Wilders seemingly hopes to position his alliance in the political space between traditional conservative parties and the far right-wing groups. His allies in the US include Pamela Geller, a rabid anti-Islam and anti-Obama blogger, who published a book together with fellow Islamophobic fanatic Robert Spencer, who runs the website Jihad Watch. In the book, The Post-American Presidency, The Obama Administration´s War on America, the duo rage against "Barack Hussein Obama" and claim that he is an "Islamophile" with "a great desire to submit himself to the Islamic world", that he wants to "impose a soft sharia" on America and is "the most anti-Israel president of the US ever".
Wilders writes in a recommendation on the back cover of the book that it is presents "a terrifying analysis" and "unmasks Obama's philosophy of almost universal 'moral equality', a philosophy that is the partner of the cultural relativism that poisoned Europe for the last decades"
. Wilders will repeat similar anti-Islam, anti-Obama sentiments when he speaks at Ground Zero in New York on 11 September at the invitation of the "Stop the Islamisation of America" movement.
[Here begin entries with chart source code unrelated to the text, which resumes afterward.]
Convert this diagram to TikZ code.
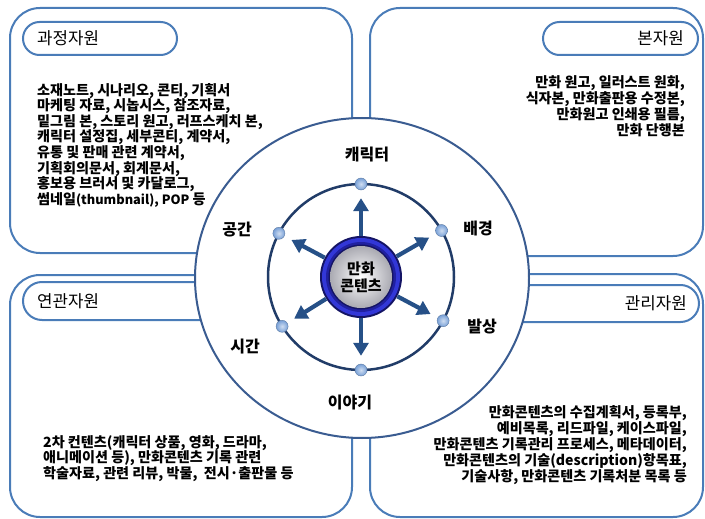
\documentclass[tikz,border=0pt]{standalone}
\usepackage{fontspec}
\setmainfont{Noto Sans CJK KR}
\usetikzlibrary{arrows.meta,shapes.geometric}
\definecolor{boxblue}{RGB}{74,124,184}
\definecolor{outerblue}{RGB}{58,92,145}
\definecolor{innerblue}{RGB}{33,60,104}
\definecolor{arrowblue}{RGB}{38,80,135}
\definecolor{dotblue}{RGB}{120,160,215}
\definecolor{ringnavy}{RGB}{20,20,100}
\definecolor{ringblue}{RGB}{50,55,215}
\definecolor{ringmid}{RGB}{32,32,160}
\definecolor{diskgray}{RGB}{170,170,178}
\begin{document}
\begin{tikzpicture}[x=1pt,y=-1pt,
  boxline/.style={draw=boxblue, line width=2pt, rounded corners=30pt},
  pillline/.style={draw=boxblue, line width=2pt, fill=white},
  pilltext/.style={inner sep=0pt, font=\fontsize{16.8}{18}\selectfont},
  listL/.style={inner sep=0pt, align=left, font=\bfseries\fontsize{14.1}{15.6}\selectfont},
  listR/.style={inner sep=0pt, align=right, font=\bfseries\fontsize{14.1}{15}\selectfont},
  clabel/.style={inner sep=0pt, font=\bfseries\fontsize{16}{18}\selectfont},
  dotnode/.style={circle, inner sep=0pt, minimum size=12pt, draw=dotblue!75!black, line width=0.4pt,
    shading=radial, inner color=dotblue!35!white, outer color=dotblue},
  arr/.style={draw=arrowblue, line width=4.2pt, -{Triangle[length=13pt,width=15pt]}, shorten >=8pt}]
\useasboundingbox (0,0) rectangle (705,519);

% quadrant boxes
\draw[boxline] (10,8) rectangle (352,253);
\draw[boxline] (370,8) rectangle (703,256);
\draw[boxline] (10,275) rectangle (352,517);
\draw[boxline] (370,274) rectangle (703,517);

% pills
\draw[pillline, rounded corners=16.5pt] (23,22) rectangle (177,55);
\draw[pillline, rounded corners=16.5pt] (543,22) rectangle (698,55);
\draw[pillline, rounded corners=19pt] (23,282) rectangle (320,320);
\draw[pillline, rounded corners=18.5pt] (420,285) rectangle (699,322);

\node[pilltext, anchor=west] (pTL) at (37,38.5) {과정자원};
\node[pilltext, anchor=east] (pTR) at (684,38.5) {본자원};
\node[pilltext, anchor=west] (pBL) at (37,301.5) {연관자원};
\node[pilltext, anchor=east] (pBR) at (687,303.5) {관리자원};

% lists
\node[listL, anchor=north west] (tTL) at (37,83) {소재노트, 시나리오, 콘티, 기획서\\마케팅 자료, 시놉시스, 참조자료,\\밑그림 본, 스토리 원고, 러프스케치 본,\\캐릭터 설정집, 세부콘티, 계약서,\\유통 및 판매 관련 계약서,\\기획회의문서, 회계문서,\\홍보용 브러서 및 카달로그,\\썸네일{\fontsize{12.8}{15.6}\selectfont(thumbnail), POP} 등};
\node[listR, anchor=north east] (tTR) at (685,75.5) {만화 원고, 일러스트 원화,\\식자본, 만화출판용 수정본,\\만화원고 인쇄용 필름,\\만화 단행본};
\node[listL, anchor=north west] (tBL) at (43,435) {2차 컨텐츠(캐릭터 상품, 영화, 드라마,\\애니메이션 등), 만화콘텐츠 기록 관련\\학술자료, 관련 리뷰, 박물,\ \ 전시·출판물 등};
\node[listR, anchor=north east] (tBR) at (687,405) {만화콘텐츠의 수집계획서, 등록부,\\예비목록, 리드파일, 케이스파일,\\만화콘텐츠 기록관리 프로세스, 메타데이터,\\만화콘텐츠의 기술(description)항목표,\\기술사항, 만화콘텐츠 기록처분 목록 등};

% central circles
\node[ellipse, draw=outerblue, fill=white, line width=2pt, minimum width=334pt, minimum height=320pt, inner sep=0pt] (outer) at (362,278) {};
\node[circle, draw=innerblue, line width=2.5pt, minimum size=186pt, inner sep=0pt] (inner) at (361,277) {};

% dots
\node[dotnode] (dT) at (361,184) {};
\node[dotnode] (dUR) at (441.5,230.5) {};
\node[dotnode] (dDR) at (443.1,320.7) {};
\node[dotnode] (dB) at (361,370) {};
\node[dotnode] (dDL) at (282.1,326.3) {};
\node[dotnode] (dUL) at (278.9,233.3) {};

% core ring
\node[circle, minimum size=82pt, inner sep=0pt, fill=ringnavy] (core) at (361,277) {};
\fill[ringblue] (core.center) circle[radius=39pt];
\fill[ringmid] (core.center) circle[radius=35pt];
\fill[ringnavy] (core.center) circle[radius=32.5pt];
\node[circle, minimum size=62pt, inner sep=0pt, shading=radial, inner color=white, outer color=diskgray,
      align=center, font=\bfseries\fontsize{15}{17}\selectfont] (disk) at (361,277) {만화\\콘텐츠};

% arrows
\draw[arr] (core) -- (dT);
\draw[arr] (core) -- (dUR);
\draw[arr] (core) -- (dDR);
\draw[arr] (core) -- (dB);
\draw[arr] (core) -- (dDL);
\draw[arr] (core) -- (dUL);

% labels
\node[clabel] (lT) at (367,155) {캐릭터};
\node[clabel] (lUR) at (478,228) {배경};
\node[clabel] (lDR) at (482,327) {발상};
\node[clabel] (lB) at (350,403) {이야기};
\node[clabel] (lDL) at (245,347) {시간};
\node[clabel] (lUL) at (237,230) {공간};
\end{tikzpicture}
\end{document}
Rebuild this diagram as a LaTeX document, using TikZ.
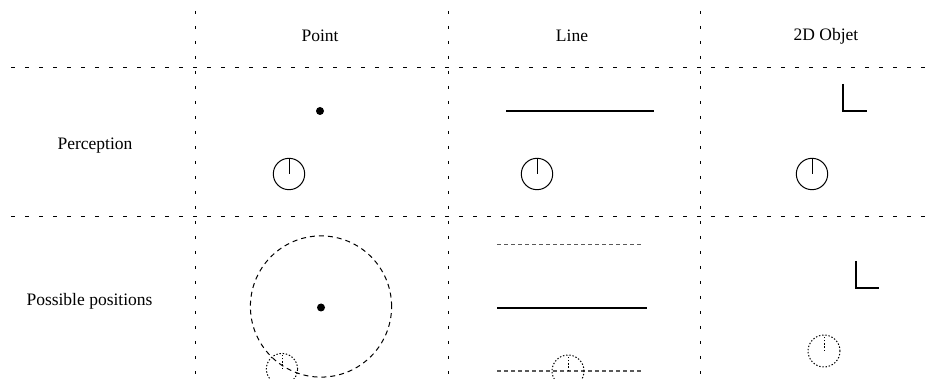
\documentclass[tikz,border=0pt]{standalone}
\usepackage{fontspec}
\setmainfont{Liberation Serif}
\begin{document}
\begin{tikzpicture}[x=0.5pt,y=-0.5pt,
  lbl/.style={font=\fontsize{8.75}{10}\selectfont, inner sep=0pt},
  vgrid/.style={line width=0.5pt, dash pattern=on 1.5pt off 6pt},
  hgrid/.style={line width=0.5pt, dash pattern=on 2pt off 5pt},
  thin circ/.style={line width=0.5pt},
  dotcirc/.style={line width=0.5pt, dash pattern=on 0.7pt off 0.9pt},
  bigdash/.style={line width=0.5pt, dash pattern=on 2.5pt off 2pt},
  ghostline/.style={line width=0.5pt, black!65, dash pattern=on 2pt off 1.5pt},
  thickline/.style={line width=1pt},
  dotmark/.style={fill=black}]
\useasboundingbox (0,0) rectangle (932,379);
\clip (0,0) rectangle (932,379);
% grid
\draw[vgrid] (195.5,11) -- (195.5,379);
\draw[vgrid] (448,11) -- (448,379);
\draw[vgrid] (700,11) -- (700,379);
\draw[hgrid] (11,67.5) -- (932,67.5);
\draw[hgrid] (11,217) -- (932,217);
% headers
\node[lbl] (hpoint) at (320,36) {Point};
\node[lbl] (hline) at (572,36) {Line};
\node[lbl] (hobj) at (826,36) {2D Objet};
\node[lbl] (rperc) at (95,146) {Perception};
\node[lbl] (rpos) at (89.5,301) {Possible positions};
% perception: point
\fill[dotmark] (320,111) circle[radius=2pt];
\draw[thin circ] (289,174) circle[radius=7.85pt];
\draw[thin circ] (289,174) -- (289,158.3);
% perception: line
\draw[thickline] (506,111) -- (654,111);
\draw[thin circ] (537,174) circle[radius=7.85pt];
\draw[thin circ] (537,174) -- (537,158.3);
% perception: 2D object
\draw[thickline] (843,84) -- (843,111.5) -- (867,111.5);
\draw[thin circ] (812,174) circle[radius=7.85pt];
\draw[thin circ] (812,174) -- (812,158.3);
% possible: point
\draw[bigdash] (321,306.5) circle[radius=35.3pt];
\fill[dotmark] (321,307.5) circle[radius=2pt];
\draw[dotcirc] (282,369) circle[radius=7.8pt];
\draw[dotcirc] (282,369) -- (282,353.4);
% possible: line
\draw[ghostline] (497,244.5) -- (643,244.5);
\draw[thickline] (497,308) -- (647,308);
\draw[ghostline] (497,371) -- (643,371);
\draw[dotcirc] (568,371) circle[radius=8pt];
\draw[dotcirc] (568,371) -- (568,355);
% possible: 2D object
\draw[thickline] (855.5,261) -- (855.5,288.5) -- (879,288.5);
\draw[dotcirc] (824,351) circle[radius=8pt];
\draw[dotcirc] (824,351) -- (824,335);
\end{tikzpicture}
\end{document}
His speech there will be part of a protest at the building of a Mosque, near Ground Zero, the scene of the Islamist terror assault on the the city in 2001. The difference will be that Wilders will also be seen – even if incorrectly in a formal sense –as a member of the Dutch government.
And, on 5 October, just a few weeks after his Ground Zero performance, this same "kingmaker" and fan of tough law and order measures will find himself in court, accused of inciting hatred. The racists, fascists and football louts of the English Defence League, who earlier welcomed Wilders to London, will travel to Amsterdam to meet their Dutch allies for a rally in his support.